Steel Industry Experts Discuss Tech Trends and Challenges at ICONS-2024

Nagendra Nath Sinh stressed the need to find out innovative ways of timely executing projects for keeping steel projects healthy and for their long-term sustainability….reports Asian Lite News

In order to strengthen India’s domestic manufacturing of capital goods there is a need to explore strategies like technology transfer or an international technology provider to produce machinery for setting up steel plants, according to experts at the International Conference on Steel (ICONS-2024) which kicked off here on Thursday.

The conference organised by public sector steel giant SAIL and engineering services provider MECON Ltd under the aegis of the Steel Ministry, is focussing on ways to give a big push to the manufacture of capital goods or machinery for steel plants.

Secretary, Ministry of Steel, Nagendra Nath Sinha, said: “New ways of working, new ideas and new talents need to be inducted to give a boost to the heavy industry sector in India.”

He also said that today, meticulous project planning and timely execution have become one of the biggest challenges for the steel projects being set up in India.

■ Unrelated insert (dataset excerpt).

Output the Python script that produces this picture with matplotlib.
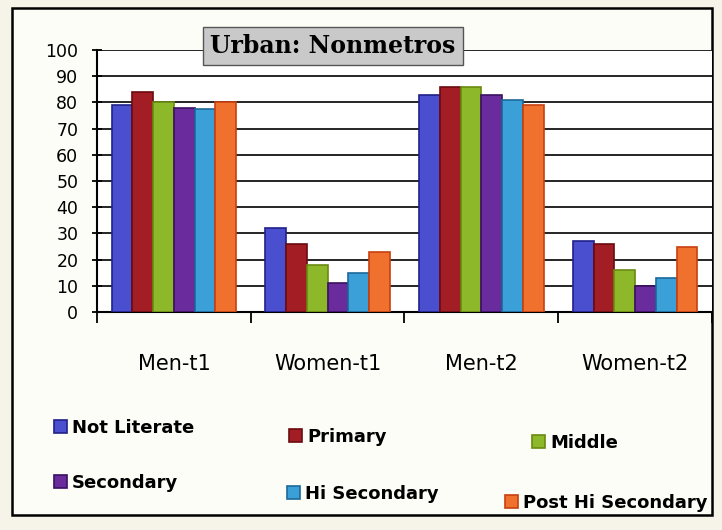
import matplotlib.pyplot as plt
import matplotlib.patches as mpatches
import numpy as np

groups = ["Men-t1", "Women-t1", "Men-t2", "Women-t2"]
levels = ["Not Literate", "Primary", "Middle", "Secondary", "Hi Secondary", "Post Hi Secondary"]
not_literate = [79, 32, 83, 27]
primary = [84, 26, 86, 26]
middle = [80, 18, 86, 16]
secondary = [78, 11, 83, 10]
hi_secondary = [77.5, 15, 81, 13]
post_hi = [80, 23, 79, 25]
series = [not_literate, primary, middle, secondary, hi_secondary, post_hi]
colors = ["#4a4fd0", "#a31e24", "#8db82a", "#6a2c9c", "#3b9fd8", "#f0712e"]
edges = ["#20208a", "#6a0c10", "#6a8a10", "#3a1060", "#1c6a9a", "#c84010"]

fig = plt.figure(figsize=(7.22, 5.30), dpi=100, facecolor="#f6f4e8")
frame = mpatches.Rectangle((12 / 722, 1 - 515 / 530), 700 / 722, 507 / 530,
                           transform=fig.transFigure, facecolor="#fdfdf8",
                           edgecolor="black", linewidth=1.8, zorder=-10)
fig.patches.append(frame)

ax = fig.add_axes([97 / 722, 1 - 312 / 530, 615 / 722, 262 / 530])
ax.set_facecolor("white")
x = np.arange(len(groups))
w = 0.135
for i, (vals, lab) in enumerate(zip(series, levels)):
    ax.bar(x + (i - 2.5) * w, vals, w, color=colors[i], edgecolor=edges[i],
           linewidth=1.2, label=lab, zorder=3)

ax.set_ylim(0, 100)
ax.set_xlim(-0.5, 3.5)
ax.set_yticks(range(0, 101, 10))
ax.yaxis.grid(True, color="black", linewidth=1.2, zorder=0)
ax.set_axisbelow(True)
ax.tick_params(axis="y", labelsize=12.5, length=7, width=1.3, direction="inout", pad=10)
ax.set_xticks(x)
ax.set_xticklabels(groups, fontsize=15)
ax.tick_params(axis="x", length=0, pad=30)
ax.set_xticks(np.arange(-0.5, 4, 1), minor=True)
ax.tick_params(axis="x", which="minor", length=8, width=1.3)
for s in ["top", "right"]:
    ax.spines[s].set_visible(False)
ax.spines["left"].set_linewidth(1.5)
ax.spines["bottom"].set_linewidth(1.5)

fig.text(333 / 722, 1 - 46 / 530, "Urban: Nonmetros", fontsize=17, fontweight="bold",
         family="DejaVu Serif", ha="center", va="center",
         bbox=dict(boxstyle="square,pad=0.3", facecolor="#c9c9c9", edgecolor="#555555"))

handles, labels = ax.get_legend_handles_labels()
pos = [(45, 428), (280, 437), (523, 443), (45, 483), (278, 494), (496, 503)]
for h, lab, (px, py) in zip(handles, labels, pos):
    fig.legend([h], [lab], loc="center left", bbox_to_anchor=(px / 722, 1 - py / 530),
               frameon=False, handlelength=0.7, handleheight=0.7, handletextpad=0.3,
               borderpad=0, prop=dict(size=13, weight="bold"))

fig.savefig("out.png", dpi=100, facecolor=fig.get_facecolor())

He stressed the need to find out innovative ways of timely executing projects for keeping steel projects healthy and for their long-term sustainability.

Abhijit Narendra, Joint Secretary, Ministry of Steel said that although India is the second-largest producer of steel in the world, it has limitations in making machinery for the steel industry.

He stressed the need to create an ecosystem containing all the stakeholders.

MECON chairman Sanjay Kumar Verma pointed out that national steel policy had set a target to reach 300 million tonnes (MT) of steel capacity for which about 138-139 MT of new capacity is estimated to be added in the next 7-8 years involving a huge investment of $120-130 billion from the Indian steel industry.

“There will be a likely import of about 15-20 per cent of steel plant equipment from foreign countries. Given the current situation, where the import content and value rises as we move up the value chain, about $18-20 billion worth of imported equipment is likely to be sourced from abroad besides spares worth $400-500 million,” he said.

SAIL chairman Amarendu Prakash said that considering the volatility in the world, India needs to focus on supply chain security since securing supply chains is becoming more and more difficult. He emphasized on the development of a comprehensive and sustainable eco-system for the production of indigenized capital goods.

NMDC chairman Amitava Mukherjee, mentioned that India is the fifth largest economy with a dominant services sector.

The country’s manufacturing sector needs to grow substantially and areas should be identified categorically. Constant interaction is needed between technology providers and technology buyer to educate each other on the possibilities and requirement for the future, he added.

The first day of the two-day conference also covered four technical sessions which included trends and challenges in coke-making technology used in steel plants, agglomeration technology as well as iron and steel-making technologies.

Senior representatives from manufacturing companies, iron and steel producers, equipment suppliers, engineering and consultancy companies also attended the conference.

The objective of the conference is to bring together the brightest minds and leading stakeholders from across the steel industry, including technology providers, steel producers, manufacturers, academia and more to foster new partnerships, explore innovative solutions and to drive forward the future of steel industry.